**WHAT IS BEING ASKED**
Each line of the listing must be transcribed exactly, except for the images, which should be excluded.
☆ ☆ ☆
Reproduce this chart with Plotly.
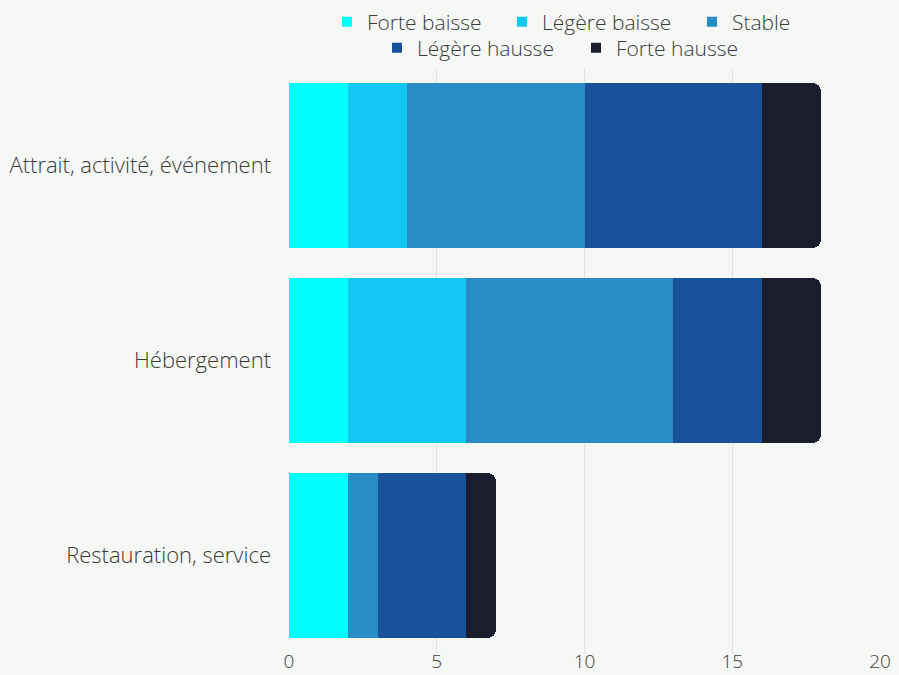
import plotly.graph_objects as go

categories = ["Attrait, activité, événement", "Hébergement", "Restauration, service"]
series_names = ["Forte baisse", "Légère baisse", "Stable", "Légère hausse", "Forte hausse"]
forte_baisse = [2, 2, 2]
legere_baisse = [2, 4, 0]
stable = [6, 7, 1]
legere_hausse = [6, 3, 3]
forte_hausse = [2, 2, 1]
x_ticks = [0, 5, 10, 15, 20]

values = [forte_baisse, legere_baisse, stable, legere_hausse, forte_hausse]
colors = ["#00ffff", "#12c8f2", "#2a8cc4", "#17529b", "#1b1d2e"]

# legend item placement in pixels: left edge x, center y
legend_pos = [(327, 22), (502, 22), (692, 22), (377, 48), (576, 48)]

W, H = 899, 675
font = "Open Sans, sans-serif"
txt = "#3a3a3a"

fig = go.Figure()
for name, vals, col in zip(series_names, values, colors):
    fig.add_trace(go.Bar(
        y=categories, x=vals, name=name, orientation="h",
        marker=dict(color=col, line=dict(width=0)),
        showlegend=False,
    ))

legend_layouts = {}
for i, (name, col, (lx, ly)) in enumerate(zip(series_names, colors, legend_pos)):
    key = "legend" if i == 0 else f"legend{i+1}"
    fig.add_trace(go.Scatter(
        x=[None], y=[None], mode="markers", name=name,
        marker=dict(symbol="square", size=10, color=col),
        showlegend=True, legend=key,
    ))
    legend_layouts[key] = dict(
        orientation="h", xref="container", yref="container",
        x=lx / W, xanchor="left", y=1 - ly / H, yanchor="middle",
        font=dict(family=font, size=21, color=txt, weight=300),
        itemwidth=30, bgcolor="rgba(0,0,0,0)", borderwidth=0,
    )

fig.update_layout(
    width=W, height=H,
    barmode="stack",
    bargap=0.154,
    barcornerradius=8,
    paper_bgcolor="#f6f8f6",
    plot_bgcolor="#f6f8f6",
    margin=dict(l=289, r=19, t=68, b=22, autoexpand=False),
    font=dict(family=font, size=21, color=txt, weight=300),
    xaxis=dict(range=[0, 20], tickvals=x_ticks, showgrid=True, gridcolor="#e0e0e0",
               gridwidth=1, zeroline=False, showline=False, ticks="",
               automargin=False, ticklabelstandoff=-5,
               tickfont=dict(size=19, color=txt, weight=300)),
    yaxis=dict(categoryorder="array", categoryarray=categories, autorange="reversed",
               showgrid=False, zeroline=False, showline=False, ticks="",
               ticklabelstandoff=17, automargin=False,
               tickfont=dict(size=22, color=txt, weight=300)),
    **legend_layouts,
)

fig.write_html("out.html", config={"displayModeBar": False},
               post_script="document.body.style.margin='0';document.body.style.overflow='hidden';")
☆ ☆ ☆
**REPLY**
Reproduce this chart with Plotly.
import plotly.graph_objects as go

categories = ["Attrait, activité, événement", "Hébergement", "Restauration, service"]
series_names = ["Forte baisse", "Légère baisse", "Stable", "Légère hausse", "Forte hausse"]
forte_baisse = [2, 2, 2]
legere_baisse = [2, 4, 0]
stable = [6, 7, 1]
legere_hausse = [6, 3, 3]
forte_hausse = [2, 2, 1]
x_ticks = [0, 5, 10, 15, 20]

values = [forte_baisse, legere_baisse, stable, legere_hausse, forte_hausse]
colors = ["#00ffff", "#12c8f2", "#2a8cc4", "#17529b", "#1b1d2e"]

# legend item placement in pixels: left edge x, center y
legend_pos = [(327, 22), (502, 22), (692, 22), (377, 48), (576, 48)]

W, H = 899, 675
font = "Open Sans, sans-serif"
txt = "#3a3a3a"

fig = go.Figure()
for name, vals, col in zip(series_names, values, colors):
    fig.add_trace(go.Bar(
        y=categories, x=vals, name=name, orientation="h",
        marker=dict(color=col, line=dict(width=0)),
        showlegend=False,
    ))

legend_layouts = {}
for i, (name, col, (lx, ly)) in enumerate(zip(series_names, colors, legend_pos)):
    key = "legend" if i == 0 else f"legend{i+1}"
    fig.add_trace(go.Scatter(
        x=[None], y=[None], mode="markers", name=name,
        marker=dict(symbol="square", size=10, color=col),
        showlegend=True, legend=key,
    ))
    legend_layouts[key] = dict(
        orientation="h", xref="container", yref="container",
        x=lx / W, xanchor="left", y=1 - ly / H, yanchor="middle",
        font=dict(family=font, size=21, color=txt, weight=300),
        itemwidth=30, bgcolor="rgba(0,0,0,0)", borderwidth=0,
    )

fig.update_layout(
    width=W, height=H,
    barmode="stack",
    bargap=0.154,
    barcornerradius=8,
    paper_bgcolor="#f6f8f6",
    plot_bgcolor="#f6f8f6",
    margin=dict(l=289, r=19, t=68, b=22, autoexpand=False),
    font=dict(family=font, size=21, color=txt, weight=300),
    xaxis=dict(range=[0, 20], tickvals=x_ticks, showgrid=True, gridcolor="#e0e0e0",
               gridwidth=1, zeroline=False, showline=False, ticks="",
               automargin=False, ticklabelstandoff=-5,
               tickfont=dict(size=19, color=txt, weight=300)),
    yaxis=dict(categoryorder="array", categoryarray=categories, autorange="reversed",
               showgrid=False, zeroline=False, showline=False, ticks="",
               ticklabelstandoff=17, automargin=False,
               tickfont=dict(size=22, color=txt, weight=300)),
    **legend_layouts,
)

fig.write_html("out.html", config={"displayModeBar": False},
               post_script="document.body.style.margin='0';document.body.style.overflow='hidden';")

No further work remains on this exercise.